- Directed by: Shekhar S Jha
- Written by: Shekhar S Jha; Rashid Iqbal;
- Produced by: Kumar V Mahant; Achut Naik;
- Starring: Nana Patekar; Mahie Gill; Priyanshu Chatterjee; Sanket Choukse;
- Cinematography: Shanti Bhushan Roy
- Edited by: Aseem Sinha
- Music by: Abhishek Ray
- Production company: V K Productions
- Distributed by: Bharat Shah
- Release date: 24 February 2017;
- Running time: 108 minutes
- Country: India
- Language: Hindi
- Box office: ₹0.24 crore

= Wedding Anniversary =

2017 Indian film by Shekhar S Jha

Wedding Anniversary is a 2017 Indian Hindi-language romantic drama film, directed by Shekhar S Jha, produced by Kumar V Mahant and Achut Naik, and presented by Bharat Shah. The film stars Nana Patekar and Mahie Gill in leading roles and was released on 24 February 2017.

==Plot==
Kahani (Mahie Gill) and her husband Nirbhay (Priyanshu Chatterjee) had planned to celebrate their wedding anniversary in Goa, but due to some last-minute work, Nirbhay stayed back and Kahani had to travel alone. While she waits for her husband in Goa, she picks up a book to read written by her favourite author, Nagarjun (Nana Patekar). After a short while, a visitor rings the doorbell of her house, who turns out to be none other than Nagarjun himself. The conversation that follows between the two, involves Nagarjun talking about love, its true meaning, and the relevance it has in our lives, and it forms the crux of the film.

==Cast==

- Nana Patekar as Nagarjun
- Mahi Gill as Kahani
- Priyanshu Chatterjee as Nirbhay
- Sanket Choukse
- Shruti Marathe
- Priya Tandon in a cameo appearance
- Asma Badar
- Kanika Dang
- Sneha Gupta
- Bhumika Gurung
- Yatin Karyekar
- Asad Khan
- Krishanu
- Abhishek Ray
- Rahul Prakash
- Shanti Bhushan Roy
- Neha Sharma
- Shruti Sharma
- Bhupesh Singh
- Yajuvendra Singh
- Tamara
- Tejan Yadav

==Production==

===Filming===

The entire shooting of the film was done in Goa in May and June 2015.

==Soundtrack==

The music is composed by Abhishek Ray, while the lyrics have been written by Abhiruchi & Manvendra.

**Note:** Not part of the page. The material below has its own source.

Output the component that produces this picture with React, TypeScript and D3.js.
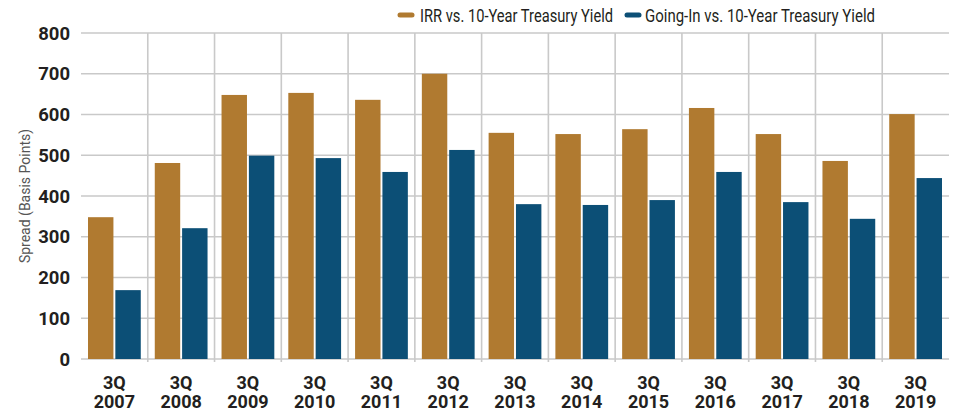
import React from "react";
import * as d3 from "d3";

const categories = ["2007", "2008", "2009", "2010", "2011", "2012", "2013", "2014", "2015", "2016", "2017", "2018", "2019"];
const irrSpread = [348, 481, 648, 653, 636, 700, 555, 552, 564, 616, 552, 486, 601];
const goingInSpread = [169, 321, 499, 493, 459, 513, 380, 378, 390, 459, 385, 344, 444];
const yTicks = [0, 100, 200, 300, 400, 500, 600, 700, 800];
const seriesNames = ["IRR vs. 10-Year Treasury Yield", "Going-In vs. 10-Year Treasury Yield"];
const seriesColors = ["#B07A30", "#0C4F76"];

const W = 953;
const H = 413;
const M = { left: 81, right: 4, top: 33, bottom: 54 };

export default function App() {
  const x = d3.scaleBand<string>().domain(categories).range([M.left, W - M.right]).padding(0);
  const y = d3.scaleLinear().domain([0, 800]).range([H - M.bottom, M.top]);
  const bw = x.bandwidth();
  const inner = d3.scaleBand<number>().domain([0, 1]).range([7, bw - 7]).paddingInner(0.07);
  const series = [irrSpread, goingInSpread];
  const grid = "#c9c9c9";
  const font = "Roboto, 'Liberation Sans', Arial, sans-serif";

  return (
    <svg width={W} height={H} style={{ position: "absolute", left: 0, top: 0, background: "#fff" }}>
      {yTicks.map((t) => (
        <line key={"h" + t} x1={M.left} x2={W - M.right} y1={y(t)} y2={y(t)} stroke={grid} strokeWidth={1.6} />
      ))}
      {categories.map((c, i) =>
        i === 0 ? null : (
          <line key={"v" + c} x1={x(c)!} x2={x(c)!} y1={M.top} y2={y(0) + 3} stroke={grid} strokeWidth={1.6} />
        )
      )}
      {categories.map((c, i) =>
        series.map((s, k) => (
          <rect
            key={c + k}
            x={x(c)! + inner(k)!}
            y={y(s[i])}
            width={inner.bandwidth()}
            height={y(0) - y(s[i])}
            fill={seriesColors[k]}
          />
        ))
      )}
      {yTicks.map((t) => (
        <text key={"yt" + t} x={70} y={y(t)} dy="0.36em" textAnchor="end" fontFamily={font} fontWeight="bold" fontSize={18.5} fill="#231f20">
          {t}
        </text>
      ))}
      {categories.map((c) => (
        <text key={"xt" + c} x={x(c)! + bw / 2} textAnchor="middle" fontFamily={font} fontWeight="bold" fontSize={18} fill="#231f20">
          <tspan x={x(c)! + bw / 2} y={389}>3Q</tspan>
          <tspan x={x(c)! + bw / 2} y={408}>{c}</tspan>
        </text>
      ))}
      <text
        transform={`translate(30,${(M.top + H - M.bottom) / 2}) rotate(-90)`}
        textAnchor="middle"
        fontFamily={font}
        fontSize={14}
        fill="#555"
      >
        Spread (Basis Points)
      </text>
      {/* legend */}
      <line x1={400} x2={412} y1={15} y2={15} stroke={seriesColors[0]} strokeWidth={5} strokeLinecap="round" />
      <text x={420} y={21.5} fontFamily={font} fontSize={18} fill="#231f20" textLength={193} lengthAdjust="spacingAndGlyphs">
        {seriesNames[0]}
      </text>
      <line x1={627} x2={639} y1={15} y2={15} stroke={seriesColors[1]} strokeWidth={5} strokeLinecap="round" />
      <text x={645} y={21.5} fontFamily={font} fontSize={18} fill="#231f20" textLength={230} lengthAdjust="spacingAndGlyphs">
        {seriesNames[1]}
      </text>
    </svg>
  );
}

The music rights were bought by Zee Music Company.

Tracklist
| No. | Title | Lyrics | Singer(s) | Length |
|---|---|---|---|---|
| 1. | "The Rainbow Song" | Abhiruchi Chand | Abhishek Ray & Bhoomi Trivedi | 4:12 |
| 2. | "Dhinchakk" | Abhiruchi Chand | Abhinanda Sarkar | 3:59 |
| 3. | "Ittefaqan" | Manvendra | Abhishek Ray & Amika Shail | 5:07 |
| 4. | "Aaiye Saiyan" | Manvendra | Bhoomi Trivedi | 3:36 |
| 5. | "Bidesia" | Manvendra | Ustad Rashid Khan and Shirsha | 4:31 |
| Total length: |  |  |  | 21:25 |

==Critical reception==
Mihir Bhanage of The Times of India found the film to be boring and gave it a rating of 2 out of 5 saying that, "If you have issues in your love-life, visit a marriage counsellor. Wedding Anniversary will only add some phrases to your Hindi/Urdu vocabulary." Nandini Ramnath of Scroll said that, Wedding Anniversary' is as much fun as a divorce hearing". Vishal Verma of Glamsham gave the film a rating of 1 out of 5 and said that, "Wedding Anniversary is an unintentional horror that makes us wonder what on earth are talents like Nana Patekar and Mahie Gill doing in this flick?"